Rekonstruiert seit 2007 ist die Fortaleza ein touristischer Ort: mit Restaurant (nicht von uns getestet, die Fische in der Auslage guckten so traurig…) und großartigen Ausblicken nach rechts und nach links – also nach Norden mit dem Küstenabschnitt bis zum Ribat da Atalia und nach Süden mit Blick auf Arrifana mit Strand und kleinem Fischerhafen. Den kann man über eine steile Straße von hier aus erreichen – aber so richtig lohnend sah das nicht aus, uns genügten die Blicke von oben herab.
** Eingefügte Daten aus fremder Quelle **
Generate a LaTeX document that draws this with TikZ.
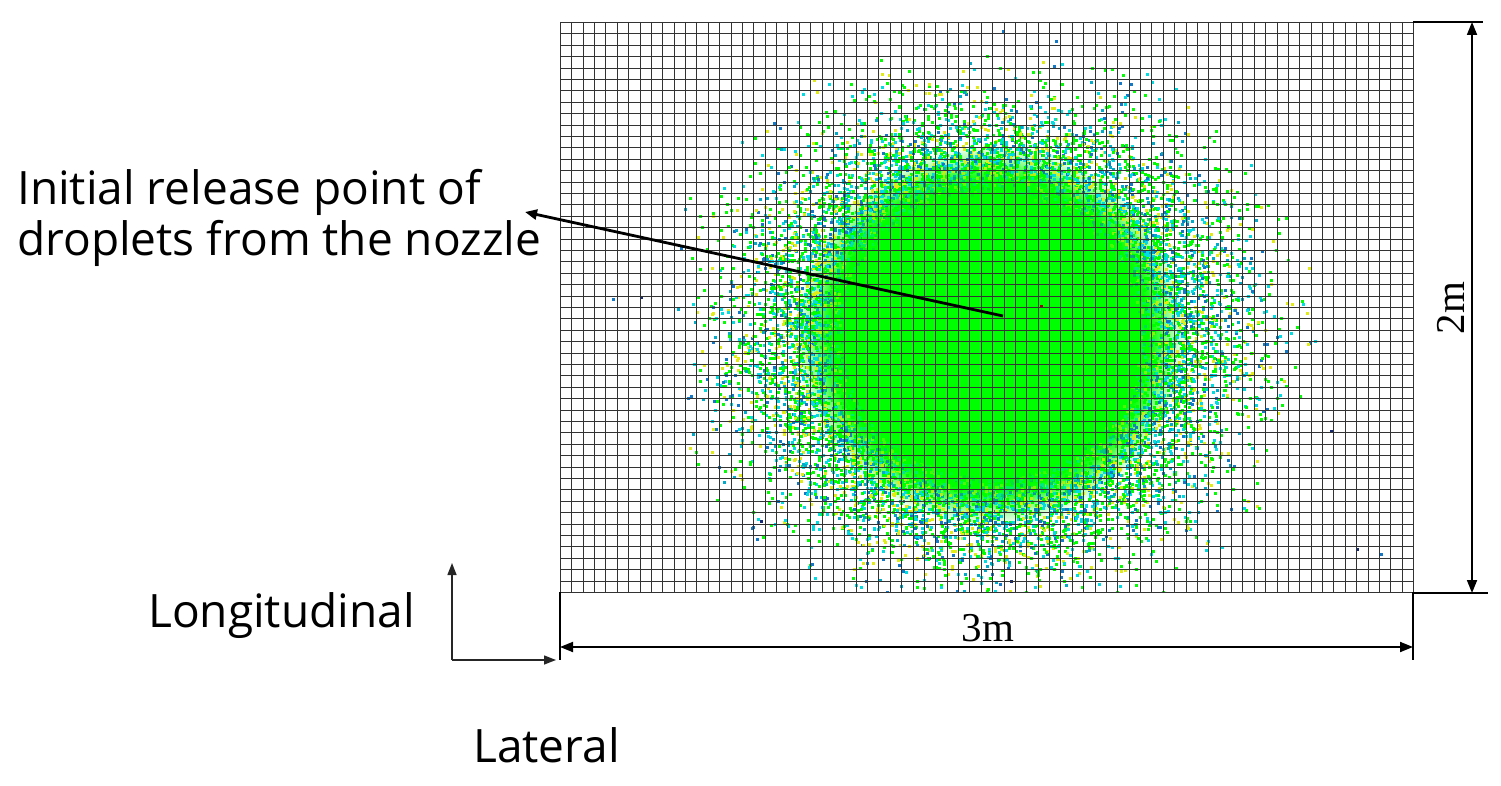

Auf dem Hin- oder Rückweg (es ist der gleiche…) sehen wir zwischen Straße und Rad-/Gehweg viele neu aufgestellte haifischähnliche Poller. Das hängt wohl mit der Eigenverantwortung parkwilliger Autofahrer zusammen. Wir kommen an der einen oder anderen Gaststätte vorbei. In der einen waren wir bereits, bei den anderen kam es zu keinem Besuch: das eine hatte geschlossen (machte aber einen besuchenswerten Eindruck), ein weiteres hatte geöffnet und ließ uns olfaktorisch im Frittenöl stehen. Also gingen wir wieder raus… Außerhalb der Gastronomie entdeckten wir noch alte, unsanierte Fischerhäuser. Die werden sicher auch bald erneuert, schlimmstenfalls enden sie dann so wie das irgendwie widersprüchliche neue Haus mit dem Schild Turismo rural und einem der schauerlichen Gärten des Grauens (Jardins do horror!) davor.